→ **Instructions to follow**:
All the data below goes into the copy word for word, but the pictures don't.

→ **Data excerpt**:
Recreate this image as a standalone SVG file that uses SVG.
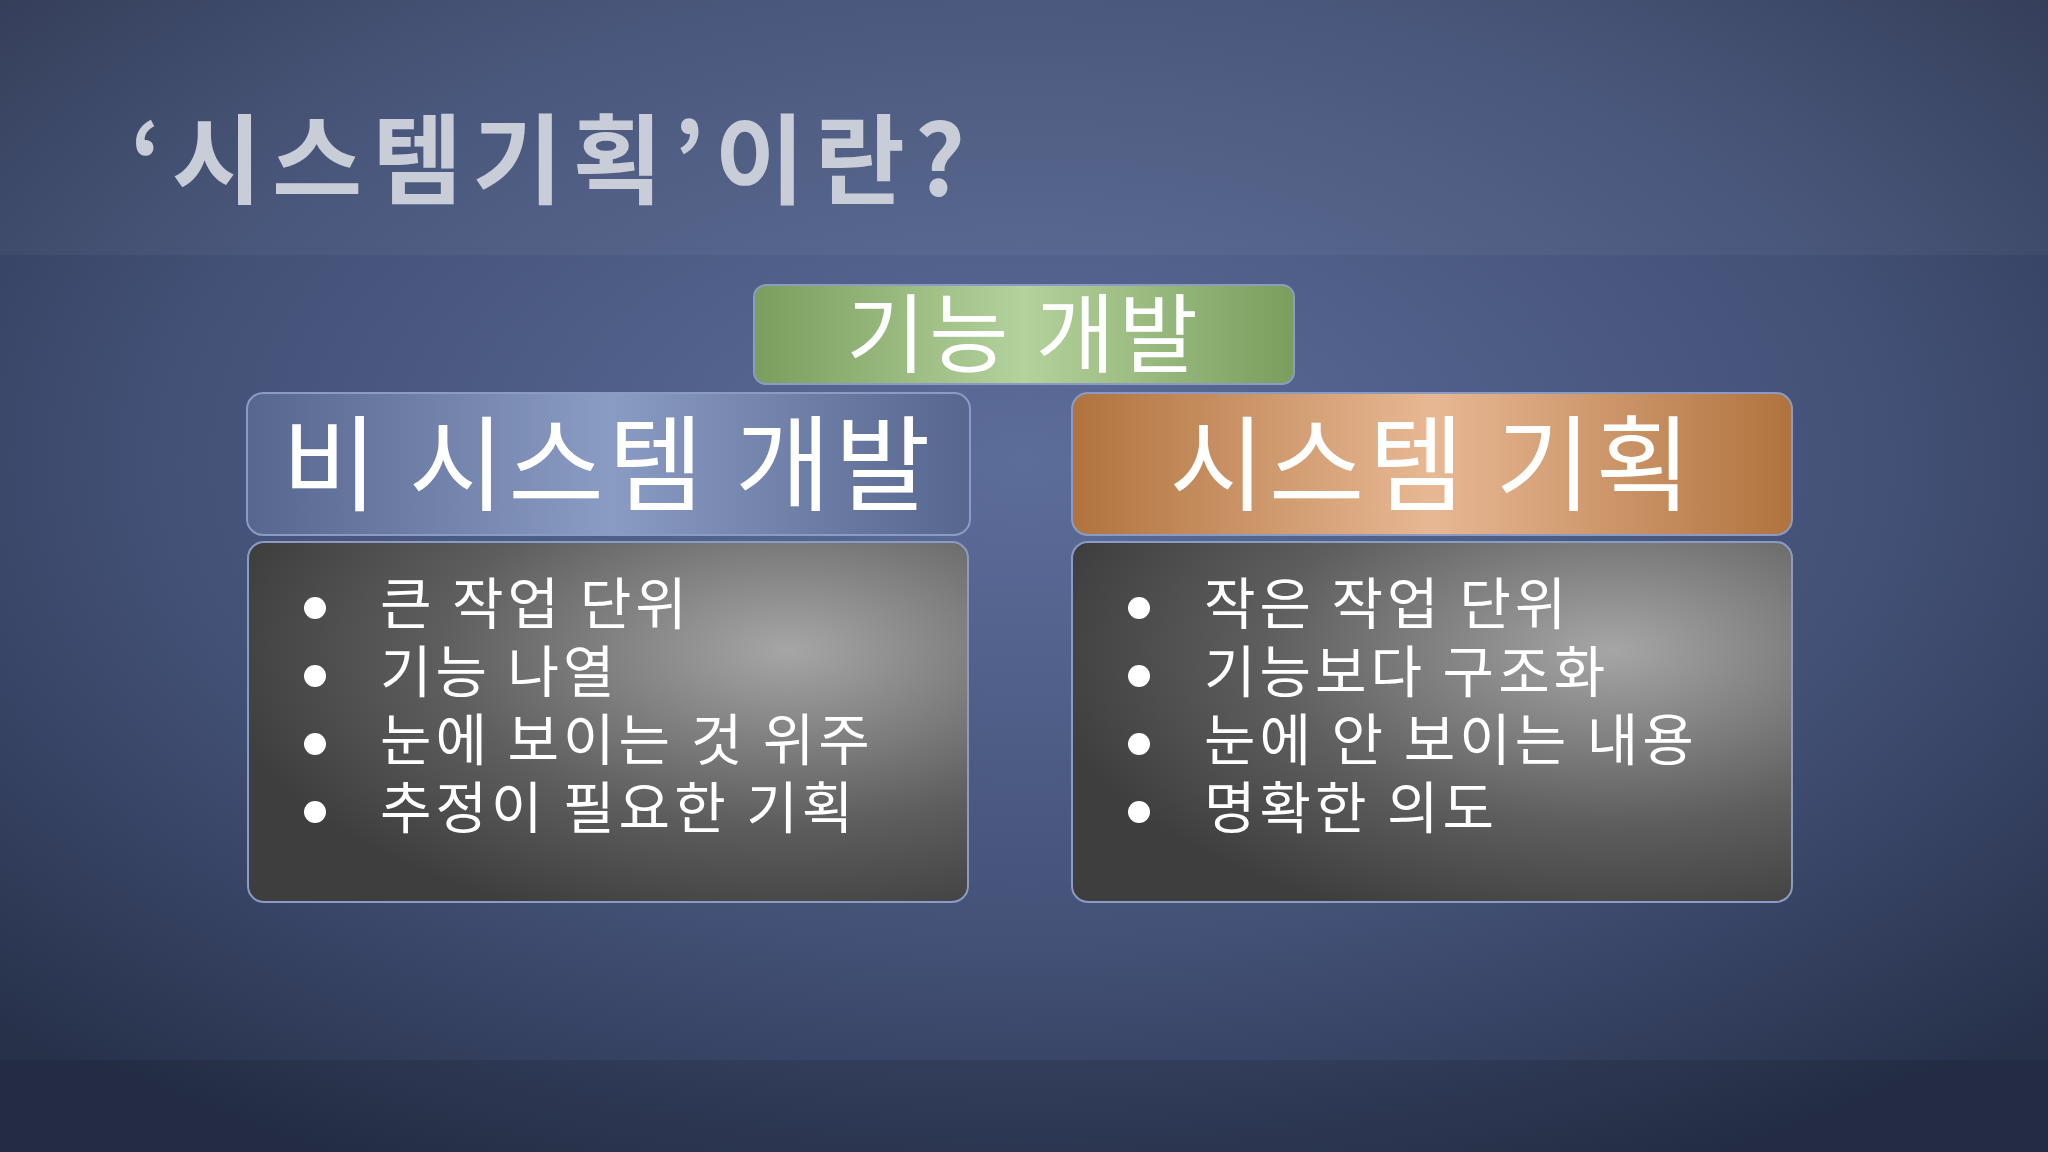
<svg xmlns="http://www.w3.org/2000/svg" width="2048" height="1152" viewBox="0 0 2048 1152">
<defs>
<radialGradient id="bg" cx="0.5" cy="0.4" r="0.7">
<stop offset="0" stop-color="#5d6d9a"/><stop offset="0.6" stop-color="#435177"/><stop offset="1" stop-color="#27314a"/>
</radialGradient>
<linearGradient id="gr" x1="0" x2="1"><stop offset="0" stop-color="#7a9e5e"/><stop offset="0.5" stop-color="#b4d29c"/><stop offset="1" stop-color="#7a9e5e"/></linearGradient>
<linearGradient id="bl" x1="0" x2="1"><stop offset="0" stop-color="#56668e"/><stop offset="0.5" stop-color="#8a9bc4"/><stop offset="1" stop-color="#56668e"/></linearGradient>
<linearGradient id="or" x1="0" x2="1"><stop offset="0" stop-color="#b0733e"/><stop offset="0.5" stop-color="#e8b894"/><stop offset="1" stop-color="#b0733e"/></linearGradient>
<radialGradient id="gy" cx="0.75" cy="0.3" r="0.8"><stop offset="0" stop-color="#a6a6a6"/><stop offset="0.6" stop-color="#5e5e5e"/><stop offset="1" stop-color="#3e3e3e"/></radialGradient>
<style>
.k{font-family:"Noto Sans CJK KR","Noto Sans",sans-serif;fill:#fff}
.h{font-size:104px;text-anchor:middle;letter-spacing:4px}
.b{font-size:56px;letter-spacing:4px}
.box{stroke:#8a9bc4;stroke-width:2}
</style>
</defs>
<rect width="2048" height="1152" fill="url(#bg)"/>
<rect width="2048" height="255" fill="#fff" opacity="0.04"/>
<rect y="1060" width="2048" height="92" fill="#000" opacity="0.1"/>
<text class="k" x="130" y="196" font-size="98" font-weight="bold" letter-spacing="10" style="fill:#c8cdd8">‘시스템기획’이란?</text>
<g id="top"><rect x="754" y="285" width="540" height="99" rx="12" fill="url(#gr)" class="box"/><text class="k" x="1024" y="366" font-size="86" text-anchor="middle" letter-spacing="4">기능 개발</text></g>
<g id="left-head"><rect x="247" y="393" width="723" height="142" rx="16" fill="url(#bl)" class="box"/><text class="k h" x="608" y="503">비 시스템 개발</text></g>
<g id="right-head"><rect x="1072" y="393" width="720" height="142" rx="16" fill="url(#or)" class="box"/><text class="k h" x="1432" y="503">시스템 기획</text></g>
<g id="left-body"><rect x="248" y="542" width="720" height="360" rx="16" fill="url(#gy)" class="box"/>
<g fill="#fff"><circle cx="315" cy="608" r="11"/><circle cx="315" cy="676" r="11"/><circle cx="315" cy="744" r="11"/><circle cx="315" cy="812" r="11"/></g>
<text class="k b" x="380" y="624">큰 작업 단위</text><text class="k b" x="380" y="692">기능 나열</text><text class="k b" x="380" y="760">눈에 보이는 것 위주</text><text class="k b" x="380" y="828">추정이 필요한 기획</text></g>
<g id="right-body"><rect x="1072" y="542" width="720" height="360" rx="16" fill="url(#gy)" class="box"/>
<g fill="#fff"><circle cx="1139" cy="608" r="11"/><circle cx="1139" cy="676" r="11"/><circle cx="1139" cy="744" r="11"/><circle cx="1139" cy="812" r="11"/></g>
<text class="k b" x="1204" y="624">작은 작업 단위</text><text class="k b" x="1204" y="692">기능보다 구조화</text><text class="k b" x="1204" y="760">눈에 안 보이는 내용</text><text class="k b" x="1204" y="828">명확한 의도</text></g>
<g id="connectors"/>
</svg>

→ **Solution**:
Recreate this image as a standalone SVG file that uses SVG.
<svg xmlns="http://www.w3.org/2000/svg" width="2048" height="1152" viewBox="0 0 2048 1152">
<defs>
<radialGradient id="bg" cx="0.5" cy="0.4" r="0.7">
<stop offset="0" stop-color="#5d6d9a"/><stop offset="0.6" stop-color="#435177"/><stop offset="1" stop-color="#27314a"/>
</radialGradient>
<linearGradient id="gr" x1="0" x2="1"><stop offset="0" stop-color="#7a9e5e"/><stop offset="0.5" stop-color="#b4d29c"/><stop offset="1" stop-color="#7a9e5e"/></linearGradient>
<linearGradient id="bl" x1="0" x2="1"><stop offset="0" stop-color="#56668e"/><stop offset="0.5" stop-color="#8a9bc4"/><stop offset="1" stop-color="#56668e"/></linearGradient>
<linearGradient id="or" x1="0" x2="1"><stop offset="0" stop-color="#b0733e"/><stop offset="0.5" stop-color="#e8b894"/><stop offset="1" stop-color="#b0733e"/></linearGradient>
<radialGradient id="gy" cx="0.75" cy="0.3" r="0.8"><stop offset="0" stop-color="#a6a6a6"/><stop offset="0.6" stop-color="#5e5e5e"/><stop offset="1" stop-color="#3e3e3e"/></radialGradient>
<style>
.k{font-family:"Noto Sans CJK KR","Noto Sans",sans-serif;fill:#fff}
.h{font-size:104px;text-anchor:middle;letter-spacing:4px}
.b{font-size:56px;letter-spacing:4px}
.box{stroke:#8a9bc4;stroke-width:2}
</style>
</defs>
<rect width="2048" height="1152" fill="url(#bg)"/>
<rect width="2048" height="255" fill="#fff" opacity="0.04"/>
<rect y="1060" width="2048" height="92" fill="#000" opacity="0.1"/>
<text class="k" x="130" y="196" font-size="98" font-weight="bold" letter-spacing="10" style="fill:#c8cdd8">‘시스템기획’이란?</text>
<g id="top"><rect x="754" y="285" width="540" height="99" rx="12" fill="url(#gr)" class="box"/><text class="k" x="1024" y="366" font-size="86" text-anchor="middle" letter-spacing="4">기능 개발</text></g>
<g id="left-head"><rect x="247" y="393" width="723" height="142" rx="16" fill="url(#bl)" class="box"/><text class="k h" x="608" y="503">비 시스템 개발</text></g>
<g id="right-head"><rect x="1072" y="393" width="720" height="142" rx="16" fill="url(#or)" class="box"/><text class="k h" x="1432" y="503">시스템 기획</text></g>
<g id="left-body"><rect x="248" y="542" width="720" height="360" rx="16" fill="url(#gy)" class="box"/>
<g fill="#fff"><circle cx="315" cy="608" r="11"/><circle cx="315" cy="676" r="11"/><circle cx="315" cy="744" r="11"/><circle cx="315" cy="812" r="11"/></g>
<text class="k b" x="380" y="624">큰 작업 단위</text><text class="k b" x="380" y="692">기능 나열</text><text class="k b" x="380" y="760">눈에 보이는 것 위주</text><text class="k b" x="380" y="828">추정이 필요한 기획</text></g>
<g id="right-body"><rect x="1072" y="542" width="720" height="360" rx="16" fill="url(#gy)" class="box"/>
<g fill="#fff"><circle cx="1139" cy="608" r="11"/><circle cx="1139" cy="676" r="11"/><circle cx="1139" cy="744" r="11"/><circle cx="1139" cy="812" r="11"/></g>
<text class="k b" x="1204" y="624">작은 작업 단위</text><text class="k b" x="1204" y="692">기능보다 구조화</text><text class="k b" x="1204" y="760">눈에 안 보이는 내용</text><text class="k b" x="1204" y="828">명확한 의도</text></g>
<g id="connectors"/>
</svg>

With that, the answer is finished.